MEXICO – Owners of two trailer parks in Mexico will have to meet with town officials to clear up outstanding issues before selectmen will vote to OK their license renewals.
Following a lengthy public hearing Wednesday night, the board unanimously OK’d license renewals for the following:
• Steward Young, doing business as Young’s Trailer Park on Backkingdom Road;
• Eugene Waugh, doing business as Waugh’s Trailer Park;
• Brian and Laurie Frost, doing business as Oak Street Mobile Home Park; and
• Nu Realty Inc., doing business as Riverside Mobile Home Park on Route 2.
They tabled to their next meeting discussion on applications for:
• Patrick Jones, doing business as Jones Court Trailer Park at Orchard Street and Chase Avenue; and
• Brandy Pond Development LLC, doing business as Highland Mobile Home Park on Pine Street.
Regarding the Jones park, selectmen weren’t sure what Jones meant when he marked on the application that he has 19 units and 19 proposed units. Code Enforcement Officer Dave Errington said Jones had not gone before planners to get approval for 19 proposed units. He advised the board to get clarification from Jones.
Reached Friday afternoon by phone, Jones said he bought a corner lot that used to be part of the trailer park property and would like to add additional units. However, he said he wouldn’t without first going through Mexico’s planning board process.
Regarding the Highland park, however, selectmen got an earful from fire Chief Gary Wentzell, a few Mexico residents in the audience, and Errington about concerns with several of the park’s 41 trailers.
“There are a lot of problems out there right now,” Errington said.
Wentzell said Brandy Pond Development bought the park on March 30, 2007. Then, reading from a list of police responses to the park, he said that from Jan. 1 through June 1, 2007, there were eight complaints. But by year’s-end there were 83, which is 57 more than all of 2006. The complaints range from reported domestic violence to attempted rape.
“I’ve been there a few times and (tenants) are falling through floors and closets that are all rotted out,” Wentzell said. “They’re leasing trailers with the option to buy, but people can’t afford to buy them, and yet they’re subletting them out.”
Allyn Parker of Livermore, manager for the park, said by phone Friday That the problems involved a single mobile home and a single occupant, and those problems were corrected.

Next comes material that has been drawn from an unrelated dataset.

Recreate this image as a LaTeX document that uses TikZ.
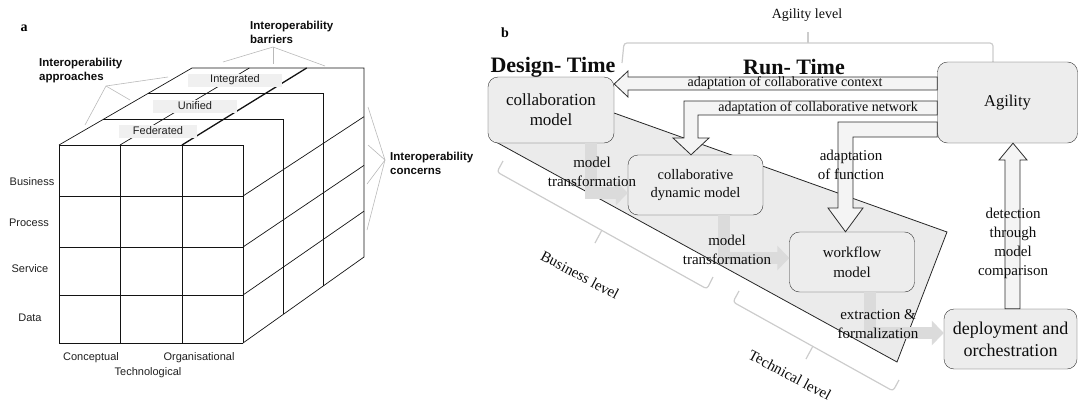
\documentclass[tikz,border=0pt]{standalone}
\usepackage{fontspec}
\setmainfont{Liberation Serif}
\newfontfamily\cubefont{Liberation Sans}
\usetikzlibrary{arrows.meta,calc}

\tikzset{
  cell/.style={draw=gray!15!black, line width=0.7pt},
  tag/.style={font=\cubefont\fontsize{11}{13}\selectfont, text=gray!25!black},
  head/.style={font=\cubefont\bfseries\fontsize{11.5}{14}\selectfont, text=gray!10!black, align=left, anchor=west, inner sep=0pt},
  layer/.style={tag, fill=gray!12, minimum height=13pt, inner sep=1pt},
  callout/.style={draw=gray!55, line width=0.6pt},
  model/.style={draw=gray!40!black, fill=gray!14, rounded corners=10pt, align=center, inner sep=2pt, text=gray!10!black},
  hollow/.style={draw=gray!35!black, fill=gray!9, line width=0.8pt},
  trans/.style={draw=gray!28, line width=12pt, -{Triangle[width=24pt,length=12pt]}},
  brace/.style={draw=gray!40, line width=1.2pt, rounded corners=3pt},
  note/.style={font=\fontsize{15}{19}\selectfont, align=center, text=gray!10!black, inner sep=0pt},
  small/.style={font=\fontsize{14}{16}\selectfont, text=gray!10!black, inner sep=0pt},
}

\begin{document}
\begin{tikzpicture}[x=1pt,y=-1pt]
\useasboundingbox (0,0) rectangle (1080,407);

% a: the cube
\node[font=\bfseries\fontsize{14}{14}\selectfont] (lbla) at (24,28) {a};
\coordinate (ftl) at (59,145);
\coordinate (ftr) at (243,145);
\coordinate (fbr) at (243,343);
\coordinate (btl) at (192,68);
\coordinate (btr) at (364,68);
\coordinate (bbr) at (364,257);
\foreach \y in {145,196,247,295,343}
  \draw[cell] (59,\y) -- (243,\y);
\foreach \x in {59,120,182,243}
  \draw[cell] (\x,145) -- (\x,343);
\draw[cell] (ftl) -- (btl) -- (btr) -- (bbr) -- (fbr);
\foreach \t in {1/3,2/3}
  \draw[cell] ($(ftl)!\t!(btl)$) -- ($(ftr)!\t!(btr)$) -- ($(fbr)!\t!(bbr)$);
\foreach \t in {0.2576,0.5152,0.7576}
  \draw[cell] ($(ftr)!\t!(fbr)$) -- ($(btr)!\t!(bbr)$);
\draw[cell] (120,145) -- ($(btl)!1/3!(btr)$);
\draw[cell, line width=1.3pt] (182,145) -- ($(btl)!2/3!(btr)$);

\node[layer, minimum width=94pt] (integ) at (235,80) {Integrated};
\node[layer, minimum width=84pt] (unif) at (195,106) {Unified};
\node[layer, minimum width=78pt] (feder) at (158,131) {Federated};

\node[tag] (bus) at (32,182) {Business};
\node[tag] (proc) at (29,223) {Process};
\node[tag] (serv) at (30,269) {Service};
\node[tag] (data) at (30,318) {Data};
\node[tag] (conc) at (91,358) {Conceptual};
\node[tag] (org) at (199,358) {Organisational};
\node[tag] (tech) at (148,373) {Technological};

\node[head] (appr) at (39,71) {Interoperability\\approaches};
\node[head] (barr) at (250,32) {Interoperability\\barriers};
\node[head] (concern) at (390,163) {Interoperability\\concerns};
\coordinate (apprtip) at (106,86);
\coordinate (barrtip) at (273,47);
\coordinate (conctip) at (385,160);
\foreach \p in {{85,125},{130,100},{168,77}}
  \draw[callout] (apprtip) -- (\p);
\foreach \p in {{223,62},{273,64},{325,66}}
  \draw[callout] (barrtip) -- (\p);
\foreach \p in {{368,107},{368,145},{367,184},{367,230}}
  \draw[callout] (conctip) -- (\p);

% b: design time / run time
\node[font=\bfseries\fontsize{14}{14}\selectfont] (lblb) at (505,33) {b};
\draw[fill=gray!16, draw=gray!30!black, line width=0.8pt] (496,142) -- (600,108) -- (947,232) -- (897,362) -- cycle;

\draw[brace] (622,63) -- (624,43) -- (993,43) -- (993,62);
\draw[brace] (808,43) -- (808,32);
\node[small] (agillvl) at (807,15) {Agility level};
\draw[brace] (503,161) -- (497,172) -- (707,289) -- (713,277);
\draw[brace] (602,230) -- (595,243);
\draw[brace] (739,291) -- (733,302) -- (893,391) -- (899,380);
\draw[brace] (813,346) -- (806,359);
\node[note, rotate=-28] (buslvl) at (580,275) {Business level};
\node[note, rotate=-28] (techlvl) at (790,375) {Technical level};

\node[model, minimum width=126pt, minimum height=66pt, font=\fontsize{17}{20}\selectfont] (collab) at (551,110) {collaboration\\model};
\node[model, minimum width=135pt, minimum height=60pt, font=\fontsize{14.5}{18}\selectfont] (cdm) at (695.5,185) {collaborative\\dynamic model};
\node[model, minimum width=125pt, minimum height=60pt, font=\fontsize{15}{20}\selectfont] (workflow) at (852,262) {workflow\\model};
\node[model, minimum width=133pt, minimum height=60pt, font=\fontsize{18}{22}\selectfont] (deploy) at (1010.5,339) {deployment and\\orchestration};
\node[model, minimum width=140pt, minimum height=81pt, font=\fontsize{16.5}{20}\selectfont] (agility) at (1007.5,102.5) {Agility};

\draw[trans] (collab.south -| 591,0) |- (cdm.west |- 0,193);
\draw[trans] (cdm.south -| 724,0) |- (workflow.west |- 0,258);
\draw[trans] (workflow.south -| 870,0) |- (deploy.west |- 0,333);

\draw[hollow] (agility.west |- 0,77) -- (628,77) -- (628,71) -- (collab.east |- 0,84)
  -- (628,97) -- (628,90) -- (agility.west |- 0,90) -- cycle;
\draw[hollow] (agility.west |- 0,101) -- (684,101) -- (684,138) -- (673,138) -- (cdm.north -| 691,0)
  -- (709,138) -- (698,138) -- (698,115) -- (agility.west |- 0,115) -- cycle;
\draw[hollow] (agility.west |- 0,122) -- (838,122) -- (838,208) -- (828,208) -- (workflow.north -| 845.5,0)
  -- (863,208) -- (853,208) -- (853,137) -- (agility.west |- 0,137) -- cycle;
\draw[hollow] (deploy.north -| 1005,0) -- (1005,160) -- (999,160) -- (agility.south -| 1013,0)
  -- (1027,160) -- (1020,160) -- (deploy.north -| 1020,0) -- cycle;

\node[small] (ctx) at (785,83) {adaptation of collaborative context};
\node[small] (net) at (818,108) {adaptation of collaborative network};
\node[note] (adfun) at (851,165) {adaptation\\of function};
\node[note] (mt1) at (592,172) {model\\transformation};
\node[note] (mt2) at (727,250) {model\\transformation};
\node[note] (extr) at (878,324) {extraction \&\\formalization};
\node[note] (detect) at (1013,243) {detection\\through\\model\\comparison};

\node[font=\bfseries\fontsize{22}{22}\selectfont, text=gray!10!black] (dtime) at (553,67) {Design- Time};
\node[font=\bfseries\fontsize{22}{22}\selectfont, text=gray!10!black] (rtime) at (794,67) {Run- Time};
\end{tikzpicture}
\end{document}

Regarding the police complaints most came from a single tenant who has since left the park, Parker said.
Wentzell said he contacted health officer Louise Arsenault, who examined some of the trailers and gave the owner a deadline to fix the problems.
Parker said he also contacted Arsenault to report the health problems with the home.

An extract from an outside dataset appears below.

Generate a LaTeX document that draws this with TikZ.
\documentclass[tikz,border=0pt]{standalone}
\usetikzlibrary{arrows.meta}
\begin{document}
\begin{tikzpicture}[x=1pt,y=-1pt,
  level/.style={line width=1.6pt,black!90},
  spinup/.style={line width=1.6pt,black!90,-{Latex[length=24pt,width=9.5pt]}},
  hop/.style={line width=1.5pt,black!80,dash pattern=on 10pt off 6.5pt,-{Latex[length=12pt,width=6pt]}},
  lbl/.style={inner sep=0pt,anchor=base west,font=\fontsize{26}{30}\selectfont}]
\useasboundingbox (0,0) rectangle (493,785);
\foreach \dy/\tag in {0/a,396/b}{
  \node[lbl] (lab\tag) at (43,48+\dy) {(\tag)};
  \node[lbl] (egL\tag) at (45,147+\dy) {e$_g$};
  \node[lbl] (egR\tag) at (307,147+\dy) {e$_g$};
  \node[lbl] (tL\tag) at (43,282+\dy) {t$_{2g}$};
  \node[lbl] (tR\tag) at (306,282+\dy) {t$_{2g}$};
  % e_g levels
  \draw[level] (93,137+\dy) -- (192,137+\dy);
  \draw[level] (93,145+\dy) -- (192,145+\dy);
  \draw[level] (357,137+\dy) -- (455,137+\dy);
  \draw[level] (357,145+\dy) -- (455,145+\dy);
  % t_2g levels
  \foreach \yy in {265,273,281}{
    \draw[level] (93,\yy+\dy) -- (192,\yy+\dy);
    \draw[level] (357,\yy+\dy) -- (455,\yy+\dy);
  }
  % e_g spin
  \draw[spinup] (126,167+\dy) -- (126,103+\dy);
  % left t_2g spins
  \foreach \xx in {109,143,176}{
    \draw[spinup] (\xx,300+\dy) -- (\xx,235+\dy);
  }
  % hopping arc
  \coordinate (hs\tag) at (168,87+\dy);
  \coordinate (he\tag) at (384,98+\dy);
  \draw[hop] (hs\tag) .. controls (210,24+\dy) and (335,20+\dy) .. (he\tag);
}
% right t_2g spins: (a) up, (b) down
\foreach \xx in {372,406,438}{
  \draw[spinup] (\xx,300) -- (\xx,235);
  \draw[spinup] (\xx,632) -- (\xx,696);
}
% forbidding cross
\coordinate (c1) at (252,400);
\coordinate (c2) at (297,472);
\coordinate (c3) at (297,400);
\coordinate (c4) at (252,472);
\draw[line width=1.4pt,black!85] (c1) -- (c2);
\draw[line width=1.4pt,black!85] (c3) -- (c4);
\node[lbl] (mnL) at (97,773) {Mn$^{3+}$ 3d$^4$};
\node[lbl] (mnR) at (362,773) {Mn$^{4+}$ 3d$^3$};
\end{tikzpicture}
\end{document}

“They’re missing smoke detectors. … and there are a lot of code violations. The wiring system in the park won’t handle (the electrical load), so they’re forever blowing panels out. I don’t want to see this renewed with all these issues going on,” Wentzell said.
Parker said the missing smoke detectors were a result of cigarette smokers dismantling the devices because they frequently went off when occupants were smoking.
Regarding the high frequency of police complaints, Parker said the majority of complaints came from one tenant who was feuding with a neighbor. He resolved that problem.
“We’ve gotten rid of her,” he said of the person who was evicted.
Neither the owner nor manager of the Highland park was at Wednesday night’s meeting.
Without naming him, Wentzell said Parker contacted him by phone recently and said all of the problems would be corrected.
Even though it’s the occupants responsibility to maintain the trailers they are buying or have bought, “We’ve gone back a number of times and fixed problems,” Parker said Friday.
Town Manager John Madigan advised selectmen that they needed to beef up the town’s ordinances to properly and legally deal with problems involving trailer parks.
“I’ve got issues, too,” Madigan said. “Since they’ve taken over, they’ve been renting to a lot of people who have no jobs. … They’re overcharging for a trailer. In Oxford County, rent for a two-bedroom place is $430 a month, but they’re charging $550 a month and the people are expected to pay for their own oil, propane and electricity. … It’s quite an operation and traditionally, not what these trailer parks have done.”
“I’d like to see it put on hold until they clean it up,” Wentzell said of the license renewal.
Madigan said the town can’t arbitrarily deny issuing a license without rock-solid grounds. He advised the board to table the matter until selectmen could meet with owners of the parks in two weeks. Selectmen unanimously agreed.